Toughest Bug Hunt

As I recall one of the WEIRDEST bugs I have ever dealt with to a team, I wanted to pose the question to the MoT community:

  • What’s the most elusive bug you’ve ever tracked down?
  • How did you find it, and what did you learn from the experience?
4 Likes

Working for an A/V company that made surveillance equipment for law enforcement, tracked down a bug that caused off sync due to processing software when the back camera was triggered and ONLY if the radio was being used!

4 Likes

I’ll have a longer write up on my blog later this month, but the short version is:

We had a pipeline running test suite few times a day. It started to fail intermittently. I realized that when it fails, then it is always the first run of the day that fails. Eventually we discovered that some of the machines had drifting clock and they showed a time that is about 15 minutes earlier.
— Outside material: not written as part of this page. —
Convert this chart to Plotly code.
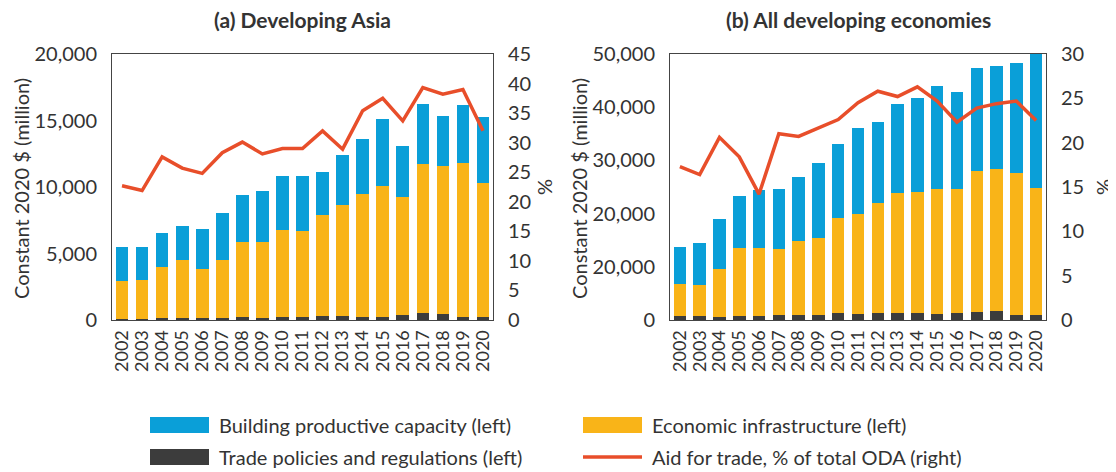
import plotly.graph_objects as go

# the page adds an 8px body margin, so the figure is drawn 8px smaller and
# reference pixel positions are shifted by that amount
OFF = 8
W, H = 1116 - OFF, 472 - OFF

years = [str(y) for y in range(2002, 2021)]

# (a) Developing Asia, $ million
asia_trade_pol = [100, 100, 180, 180, 180, 180, 250, 180, 250, 250, 330, 330, 250, 250, 400, 550, 480, 250, 250]
asia_econ_infra = [2860, 2930, 3830, 4360, 3680, 4360, 5640, 5710, 6540, 6470, 7590, 8340, 9250, 9850, 8870, 11200, 11120, 11580, 10080]
asia_prod_cap = [2530, 2460, 2560, 2530, 2980, 3510, 3510, 3810, 4040, 4110, 3210, 3740, 4110, 5010, 3810, 4490, 3740, 4340, 4930]
asia_aft_share = [22.7, 21.9, 27.6, 25.7, 24.8, 28.3, 30.1, 28.1, 29.0, 29.0, 32.0, 28.9, 35.4, 37.5, 33.7, 39.3, 38.2, 39.0, 32.0]

# (b) All developing economies, $ million
all_trade_pol = [820, 820, 630, 820, 820, 1000, 1000, 1000, 1380, 1190, 1380, 1380, 1380, 1190, 1380, 1570, 1760, 1000, 1000]
all_econ_infra = [6030, 5840, 9040, 12780, 12780, 12400, 13800, 14500, 17720, 18810, 20520, 22420, 22620, 23410, 23320, 26430, 26540, 26600, 23900]
all_prod_cap = [6950, 7740, 9230, 9800, 10800, 11200, 12000, 14100, 13900, 16100, 15300, 16800, 17700, 19400, 18100, 19400, 19400, 20700, 25100]
all_aft_share = [17.3, 16.4, 20.6, 18.4, 14.2, 21.0, 20.7, 21.7, 22.6, 24.5, 25.8, 25.2, 26.3, 24.7, 22.3, 23.9, 24.4, 24.7, 22.5]

left_ticks_a = [0, 5000, 10000, 15000, 20000]
left_text_a = ["0", "5,000", "10,000", "15,000", "20,000"]
left_ticks_b = [0, 10000, 20000, 30000, 40000, 50000]
left_text_b = ["0", "20,000", "20,000", "30,000", "40,000", "50,000"]

series_names = ["Building productive capacity (left)", "Economic infrastructure (left)",
                "Trade policies and regulations (left)", "Aid for trade, % of total ODA (right)"]

BLUE = "#0A9FD8"
YELLOW = "#F9B418"
DARK = "#3C3C3C"
RED = "#E84E2A"
TXT = "#333333"
FONT = "Lato"


def px_x(x):
    return (x - OFF) / W


def px_y(y):
    return 1 - (y - OFF) / H


fig = go.Figure()

panels = [
    ("x", "y", "y2", asia_trade_pol, asia_econ_infra, asia_prod_cap, asia_aft_share),
    ("x2", "y3", "y4", all_trade_pol, all_econ_infra, all_prod_cap, all_aft_share),
]
for xa, ya, ya2, tp, ei, pc, share in panels:
    fig.add_trace(go.Bar(x=years, y=tp, marker_color=DARK, xaxis=xa, yaxis=ya, showlegend=False))
    fig.add_trace(go.Bar(x=years, y=ei, marker_color=YELLOW, xaxis=xa, yaxis=ya, showlegend=False))
    fig.add_trace(go.Bar(x=years, y=pc, marker_color=BLUE, xaxis=xa, yaxis=ya, showlegend=False))
    fig.add_trace(go.Scatter(x=years, y=share, mode="lines", line=dict(color=RED, width=3.5),
                             xaxis=xa, yaxis=ya2, showlegend=False))

tickfont = dict(family=FONT, size=20, color=TXT)
yeartickfont = dict(family=FONT, size=18, color=TXT)
frame = dict(showline=True, linecolor="#444444", linewidth=1, mirror=True,
             showgrid=False, zeroline=False, automargin=False)
noticks = dict(ticks="outside", tickcolor="rgba(0,0,0,0)")
yearticks = dict(type="category", tickangle=-90, tickmode="array", tickvals=years, ticktext=years,
                 tickfont=yeartickfont, ticklen=2)

y_dom = [px_y(320), px_y(54)]
fig.update_layout(
    width=W, height=H,
    margin=dict(l=0, r=0, t=0, b=0),
    template="none",
    paper_bgcolor="white", plot_bgcolor="white",
    barmode="stack", bargap=0.37,
    font=dict(family=FONT, color=TXT),
    xaxis=dict(domain=[px_x(112), px_x(493)], anchor="y", **yearticks, **noticks, **frame),
    yaxis=dict(domain=y_dom, anchor="x", range=[0, 20000], tickvals=left_ticks_a, ticktext=left_text_a,
               tickfont=tickfont, ticklen=10, **noticks, **frame),
    yaxis2=dict(overlaying="y", side="right", anchor="x", range=[0, 45], dtick=5,
                tickfont=tickfont, ticklen=10, **noticks,
                showgrid=False, zeroline=False, automargin=False),
    xaxis2=dict(domain=[px_x(670), px_x(1046)], anchor="y3", **yearticks, **noticks, **frame),
    yaxis3=dict(domain=y_dom, anchor="x2", range=[0, 50000], tickvals=left_ticks_b, ticktext=left_text_b,
                tickfont=tickfont, ticklen=10, **noticks, **frame),
    yaxis4=dict(overlaying="y3", side="right", anchor="x2", range=[0, 30], dtick=5,
                tickfont=tickfont, ticklen=10, **noticks,
                showgrid=False, zeroline=False, automargin=False),
)

# titles and axis titles
ann = [
    dict(text="<b>(a) Developing Asia</b>", x=px_x(302), y=px_y(20), size=21, angle=0),
    dict(text="<b>(b) All developing economies</b>", x=px_x(858), y=px_y(20), size=21, angle=0),
    dict(text="Constant 2020 $ (million)", x=px_x(21), y=px_y(189), size=20, angle=-90),
    dict(text="Constant 2020 $ (million)", x=px_x(579), y=px_y(189), size=20, angle=-90),
    dict(text="%", x=px_x(544), y=px_y(187), size=20, angle=-90),
    dict(text="%", x=px_x(1103), y=px_y(187), size=20, angle=-90),
]
for a in ann:
    fig.add_annotation(text=a["text"], x=a["x"], y=a["y"], xref="paper", yref="paper",
                       showarrow=False, textangle=a["angle"], xanchor="center", yanchor="middle",
                       font=dict(family=FONT, size=a["size"], color=TXT))

# legend, two columns
legend_items = [
    (series_names[0], BLUE, "box", 150, 425),
    (series_names[1], YELLOW, "box", 583, 425),
    (series_names[2], DARK, "box", 150, 457),
    (series_names[3], RED, "line", 583, 457),
]
for name, color, kind, lx, ly in legend_items:
    if kind == "box":
        fig.add_shape(type="rect", xref="paper", yref="paper",
                      x0=px_x(lx), x1=px_x(lx + 59), y0=px_y(ly - 8), y1=px_y(ly + 8),
                      fillcolor=color, line=dict(width=0))
    else:
        fig.add_shape(type="line", xref="paper", yref="paper",
                      x0=px_x(lx), x1=px_x(lx + 59), y0=px_y(ly), y1=px_y(ly),
                      line=dict(color=color, width=3.5))
    fig.add_annotation(text=name, x=px_x(lx + 67), y=px_y(ly), xref="paper", yref="paper",
                       showarrow=False, xanchor="left", yanchor="middle",
                       font=dict(family=FONT, size=20, color=TXT))

fig.write_html("out.html")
The first run of the day was around midnight UTC, and if pipeline managed to run one of few tests prone to this specific issue within these 15 minutes, then test would fail.

So basically you had to run these tests on the same hardware as Jenkins was running them, and there was about 15 minutes each day when issue could be reproduced. As you can imagine, learning all that was pretty slow process - I think it took us about a week.

Now, you might wonder why these machines had drifting clock. They had NTP client set up, but data center admins filtered out all NTP traffic to outside servers - you had to use NTP server internal to data center, and we didn’t know about it. NTP client was also super unhelpful, because it appeared to work - none of the commands we have run told us that it could not connect to specified server :person_facepalming:

2 Likes

Wow!!! That would have driven me crazy :laughing:

We had to merge the similar-but-diverged codebases for two slightly different centrifuges at the start of the project. You’ve heard of pair programming? This was quadruple-programming—four of us sitting in a conference room with one driving and projecting and the rest of us helping figure out the merge and catching mistakes.

But we missed one.

Months later we were running into a subtle bug in the rotor identification code (let’s just say the instrument had sensors that allowed it to detect which kind of rotor was installed once it was spinning fast enough). I spent days trying to track it down and I finally printed off like six pages of code, laid them out on a tabletop, climbed up on the table and walked through then line by line, crossing off lines as I checked them.

I finally found an incorrect level of nesting that we had introduced in the original merge.

2 Likes

Oh… My … Word! Nesting will be our defense against AI I tell you. That is crazy!